One of the first finance books I read and loved was Secrets of the Millionaire Mind by T. Harv Eker.
In Secrets of the Millionaire Mind, Eker talks about the “money blueprint” and how it affects our financial behavior.
So, what the heck is a money blueprint?
Your money blueprint, according to Eker, “consists primarily of the information or ‘programming’ you received in the past, and especially as a young child.”
However you were taught to think about money growing up formed how you think about money in your adult life (this could be through verbal communication, modeling, or specific incidents).
Your money blueprint is either positive of negative. It may be setup for success and wealth or it may be setup for failure and struggle. The good news is that you can identify and change your money blueprint.
Examples of a money blueprint
Throughout the book, Eker describes examples that form your money blueprint from verbal, model, and specific incident conditioning. Use the examples below to help you identify whether you a have positive or negative blueprint.
- People who said to you, “Money is the root of all evil” (verbal).
- People who said to you, “The rich get richer and the poor get poorer” (verbal).
- People who said to you, “Money doesn’t grow on trees” (verbal).
- Growing up in a home where your parents mismanaged their money (model).
- Witnessing a family member go through bankruptcy (specific incident).
- People who said to you, “You can achieve anything you want to” (verbal).
- People who said to you, “You can be rich and happy” (verbal).
- People who said to you, “Save your money and don’t spend it” (verbal).
- Growing up in a home where your parents were savers and financially independent (model).
- Witenessing a successful self-made family business (specific incident).
Whether these exact things happened to you or whether you experienced something different, all of the verbal conditioning, modeling, and specific money incidents that you grew up with form your unique money blueprint.
Identifying your personal money blueprint
Knowing is always half the battle.

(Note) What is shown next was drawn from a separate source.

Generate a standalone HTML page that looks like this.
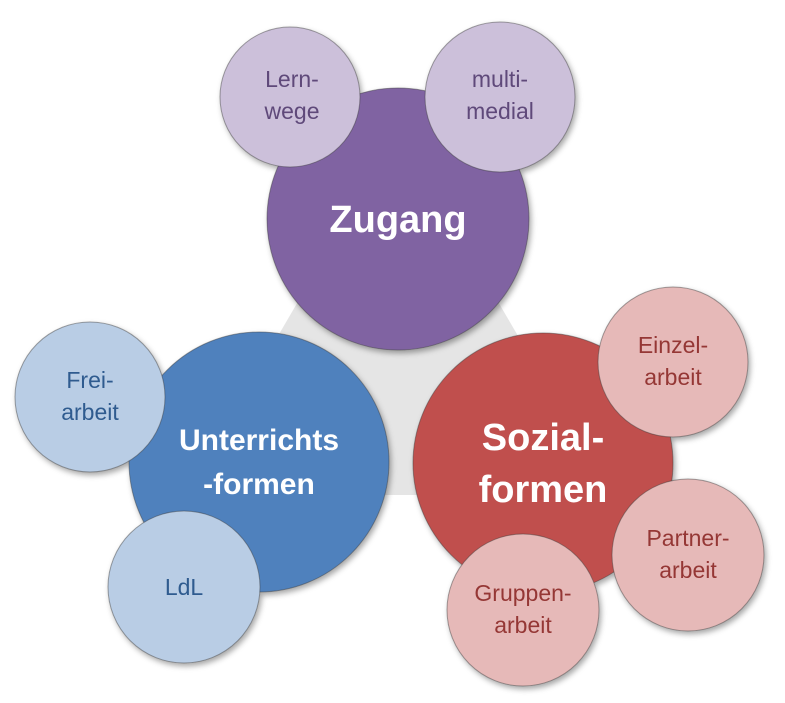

Once you know what your money blueprint looks like, you can decide whether it’s positive or negative. If it’s negative, you can change it. But you can’t do any of this unless you know what your money blueprint looks like.

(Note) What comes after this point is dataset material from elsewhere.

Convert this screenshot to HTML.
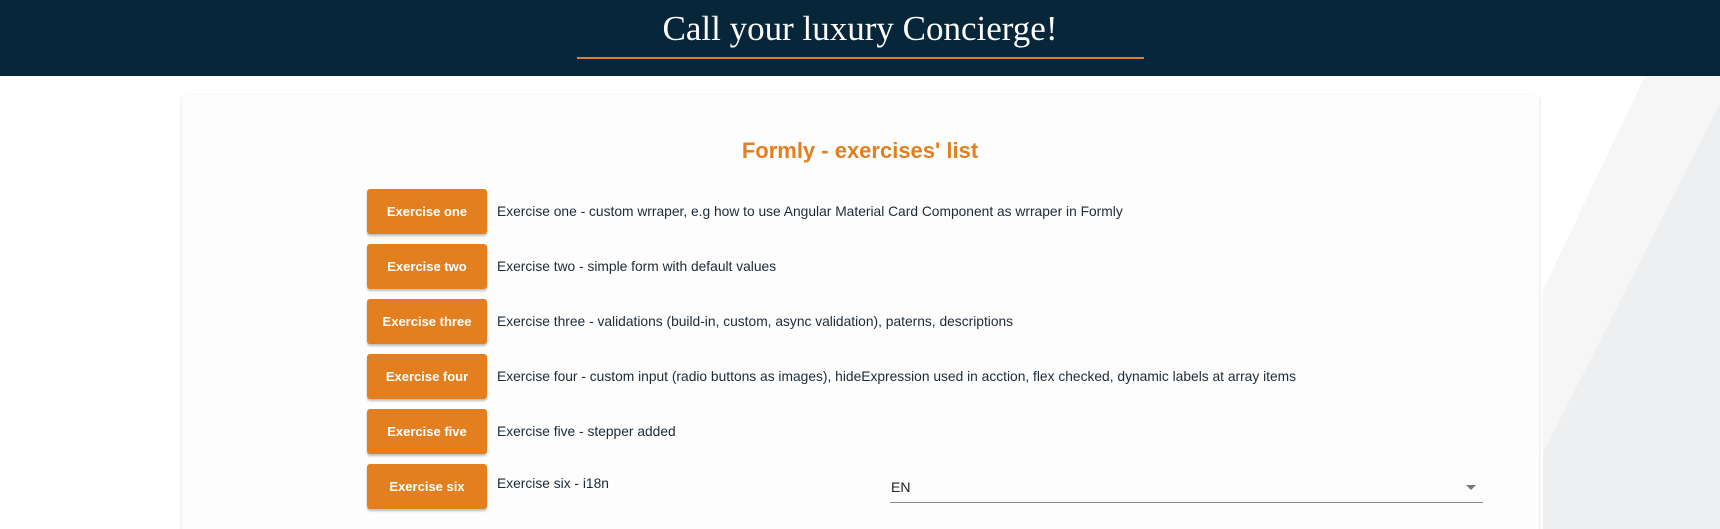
<!DOCTYPE html>
<html><head><meta charset="utf-8"><style>
html,body{margin:0;padding:0;width:1720px;height:529px;overflow:hidden;background:#fff;font-family:"Liberation Sans",Arial,sans-serif;position:relative}
.bg{position:absolute;left:0;top:0}
header{position:absolute;left:0;top:0;width:1720px;height:76px;background:#07263a}
header h1{margin:0;position:absolute;left:0;width:1720px;top:8px;text-align:center;color:#fff;font-family:"Liberation Serif",serif;font-weight:normal;font-size:35px;line-height:42px}
header .line{position:absolute;left:577px;top:57px;width:567px;height:2px;background:#e37f1f}
.card{position:absolute;left:182px;top:95px;width:1357px;height:450px;background:#fdfdfd;border-radius:3px;box-shadow:0 1px 3px rgba(0,0,0,.15)}
.title{position:absolute;left:0;width:1720px;top:137px;text-align:center;color:#e37f1f;font-size:22px;font-weight:bold;line-height:28px}
.row{position:absolute;left:367px;height:45px}
.btn{position:absolute;left:0;top:0;width:120px;height:45px;background:#e37f1f;color:#fff;font-weight:bold;font-size:13px;line-height:45px;text-align:center;border-radius:3px;box-shadow:0 2px 2px rgba(0,0,0,.25)}
.desc{position:absolute;left:130px;top:0;line-height:45px;font-size:13.8px;color:#1d2a35;white-space:nowrap}
.sel{position:absolute;left:890px;top:468px;width:593px;height:34px;border-bottom:1px solid #8a8a8a}
.sel span{position:absolute;left:1px;top:11px;font-size:14px;color:#222}
.sel i{position:absolute;right:7px;top:17px;width:0;height:0;border-left:5px solid transparent;border-right:5px solid transparent;border-top:5px solid #777}
</style></head><body>
<svg class="bg" width="1720" height="529">
<polygon points="1645,76 1720,76 1720,103 1543,453 1543,290" fill="#f6f6f7"/>
<polygon points="1720,103 1720,529 1543,529 1543,453" fill="#eeeff1"/>
</svg>
<header>
<h1>Call your luxury Concierge!</h1>
<div class="line"></div>
</header>
<div class="card"></div>
<div class="title">Formly - exercises' list</div>
<div class="row" style="top:189px"><div class="btn">Exercise one</div><div class="desc">Exercise one - custom wrraper, e.g how to use Angular Material Card Component as wrraper in Formly</div></div>
<div class="row" style="top:244px"><div class="btn">Exercise two</div><div class="desc">Exercise two - simple form with default values</div></div>
<div class="row" style="top:299px"><div class="btn">Exercise three</div><div class="desc">Exercise three - validations (build-in, custom, async validation), paterns, descriptions</div></div>
<div class="row" style="top:354px"><div class="btn">Exercise four</div><div class="desc">Exercise four - custom input (radio buttons as images), hideExpression used in acction, flex checked, dynamic labels at array items</div></div>
<div class="row" style="top:409px"><div class="btn">Exercise five</div><div class="desc">Exercise five - stepper added</div></div>
<div class="row" style="top:464px"><div class="btn">Exercise six</div><div class="desc" style="line-height:40px">Exercise six - i18n</div></div>
<div class="sel"><span>EN</span><i></i></div>
</body></html>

Think about your childhood and what money was like growing up. Here are some questions to get you started:
- What did your parents say about money when you were growing up?
- Were your parents stressed about money?
- Were your parents good savers or were they spenders?
- Did your parents agree on finances or did they argue?
- Were there other people in your life growing up who influenced your view about money besides your parents? How have they added to your blueprint?
- What incidents can you remember happening growing up that affected money in your household?
- How do you feel about money?
- Are you a spender or a saver? Why do you think that is?
- What motivates you to make money (is it fear / anger or is it happiness / freedom)?
Changing your personal money blueprint
If you have a successful, supportive money blueprint, then that is awesome. For everyone else, do not worry – you can change your money blueprint.
To change your money blueprint, you need to change how you think about money. It’s not enough to force yourself to do certain things (e.g. forcing yourself to save an extra $100). Without really changing how you think about money, you won’t have a vision that promotes a successful money blueprint, and you’ll fall short (spending that extra $100 before you know it).
How to change your money blueprint:
- Determine what you want financially. This includes identifying and creating attitudes regarding money and specific things you want with your money. Set a money vision and money goals that correspond with that vision. Decide what you want to live by when it comes to money (and set financial goals).
- Create “money sayings” that are supportive and promote success. Example: declare that you are capable of reaching your financial goals. Eker includes a ton of money sayings in his book that are meant to help change how you think about money.
- Implement money habits that promote your success. Example: pay yourself first every paycheck (as if savings and retirement were included in your other bills). While saving an extra $100 here and there might seem helpful to your money situation, the habit of saving every time you’re paid is better. Any time you can get yourself in the habit of doing something (such as saving), you’re more likely to keep doing it in the future.
- Get a money role model. It’s a known saying that you become the average of the five people with whom you spend the most time. I love this life hack because it really works. If you start hanging around people who manage their money well, you’ll soon be managing your money well, too (we’re chameleons). So, if you want to change your money blueprint, get a money role model who you want to be like. You’ll learn from her in a way that is different than reading or researching.
- Read! Read the New York Times, the Wall Street Journal, and finance books that will help you change the way you think about money. Reading has changed my money blueprint tremendously. My favorite finance books are on my resources page.
- Continue to be aware of how your family affects your money blueprint. Example: Do you constantly hear people saying negative things about rich people as an adult? If so, get on track with your family so you all can live by a supportive, successful money blueprint.
A final note!
Your money blueprint is your mindset and how you think about money. Without a positive, supportive, successful money mindset, you cannot achieve great financial success. Eker gives the example of lottery winners who are notorious for losing their winnings because they received money without having the right mindset. Alternatively, people like Donald Trump can make millions, then billions, then lose it all, then make it all back. The point is that having the right money blueprint is more important that having the money.